Benefícios imunológicos
De acordo com a bióloga, não foram encontradas diferenças na frequência de infecções e no tempo de permanência na unidade de terapia intensiva e hospitalar. “Portanto, em comparação à emulsão lipídica controle, emulsão de óleo de peixe associou-se com benefícios de ordem imunológica, sem melhora significativa na evolução clínica imediata de nossos pacientes”, observa.
A resposta imunológica pode ser direta ou indiretamente influenciada pelo AGPI w-3, principalmente ácidos eicosapentaenoico (EPA) e docosaexaenoico (DHA) presentes em abundância no óleo de peixe, prevenindo ou atenuando a inflamação. “Cabe ressaltar que o AGPI w-3 parece ser incorporado a membranas celulares plasmáticas e sanguíneas mais rapidamente quando infundidos por via parenteral (um a três dias), do que quando ingeridos por via enteral, ou seja, pelas vias digestivas (quatro a sete dias)”, afirma Raquel.
“Além disso, a infusão parenteral de AGPI w-3 evita perdas decorrentes dos processos digestivos e absortivos que se seguem após sua ingestão oral ou enteral”, acrescenta.
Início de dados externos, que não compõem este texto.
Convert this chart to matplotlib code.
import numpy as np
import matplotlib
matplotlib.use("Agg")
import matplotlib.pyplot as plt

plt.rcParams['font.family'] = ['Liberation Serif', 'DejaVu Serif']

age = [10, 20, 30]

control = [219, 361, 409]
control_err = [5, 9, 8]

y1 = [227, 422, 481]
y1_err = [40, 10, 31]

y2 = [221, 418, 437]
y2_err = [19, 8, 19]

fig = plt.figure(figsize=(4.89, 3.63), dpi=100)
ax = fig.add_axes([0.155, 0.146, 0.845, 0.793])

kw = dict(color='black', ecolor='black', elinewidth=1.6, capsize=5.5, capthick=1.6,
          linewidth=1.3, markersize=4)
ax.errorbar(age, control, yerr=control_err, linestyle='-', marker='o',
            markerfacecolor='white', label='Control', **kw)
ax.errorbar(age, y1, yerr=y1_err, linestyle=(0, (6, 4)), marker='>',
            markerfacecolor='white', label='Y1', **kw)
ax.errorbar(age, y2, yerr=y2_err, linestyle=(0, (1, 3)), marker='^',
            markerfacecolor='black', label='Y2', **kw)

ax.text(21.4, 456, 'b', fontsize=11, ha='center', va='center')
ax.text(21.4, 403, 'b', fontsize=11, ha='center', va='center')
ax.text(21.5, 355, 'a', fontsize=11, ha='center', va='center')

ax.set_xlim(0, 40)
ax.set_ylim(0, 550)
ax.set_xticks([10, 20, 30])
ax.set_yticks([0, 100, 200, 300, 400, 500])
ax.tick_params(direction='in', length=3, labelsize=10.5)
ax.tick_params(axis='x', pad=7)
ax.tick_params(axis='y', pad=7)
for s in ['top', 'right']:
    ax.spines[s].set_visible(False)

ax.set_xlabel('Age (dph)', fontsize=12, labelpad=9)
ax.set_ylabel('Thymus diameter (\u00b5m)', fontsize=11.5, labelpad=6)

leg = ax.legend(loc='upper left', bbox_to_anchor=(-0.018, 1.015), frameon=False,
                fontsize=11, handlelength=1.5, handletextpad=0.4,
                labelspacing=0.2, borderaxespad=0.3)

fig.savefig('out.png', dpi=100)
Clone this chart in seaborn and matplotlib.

Na Europa, Ásia e América do Sul, emulsão lipídica parenteral composta por óleo de peixe, rica em AGPI w-3, é rotineiramente infundida associada a emulsões lipídicas convencionais, como parte da terapia nutricional parenteral (TNP). A proposta principal do estudo foi utilizá-la como um nutracêutico, independente da indicação de TNP.
“Como parte da TNP, em pacientes cirúrgicos, a infusão perioperatória de emulsão lipídica de óleo de peixe se associa à preservação de funções imunológicas e modulação favorável de mediadores inflamatórios pós-operatórios, com redução na frequência de complicações infecciosas e no tempo de internação em unidade de terapia intensiva e hospitalar”, conta a bióloga. “Atualmente, segundo diretrizes brasileiras, europeias e americanas, a TNP deve ser indicada apenas a pacientes que não conseguem preencher suas necessidades nutricionais por via enteral. Assim, a maioria dos pacientes cirúrgicos em pré-operatório perde as vantagens potenciais da infusão de AGPIs w-3 por via parenteral”.
Segundo Raquel, a infusão isolada de emulsão parenteral de óleo de peixe como fármaco-nutriente já foi realizada por outros pesquisadores em outras populações de pacientes e vem se mostrando segura, quando feita na mesma dose que aquela adotada na pesquisa (0,2g de gordura/ kg de peso corpóreo/ dia). “Durante o estudo observaram-se efeitos adversos de baixa/moderada gravidade (dor local, vômitos e flebite local) em 9,7% dos pacientes do grupo óleo de peixe OP e 6,2% dos pacientes do grupo controle”. O trabalho teve orientação do professor Dan Linetzky Waitzberg e contou com apoio financeiro da Fundação de Amparo à Pesquisa do Estado de São Paulo (Fapesp) e do Conselho Nacional de Desenvolvimento Científico e Tecnológico (CNPq).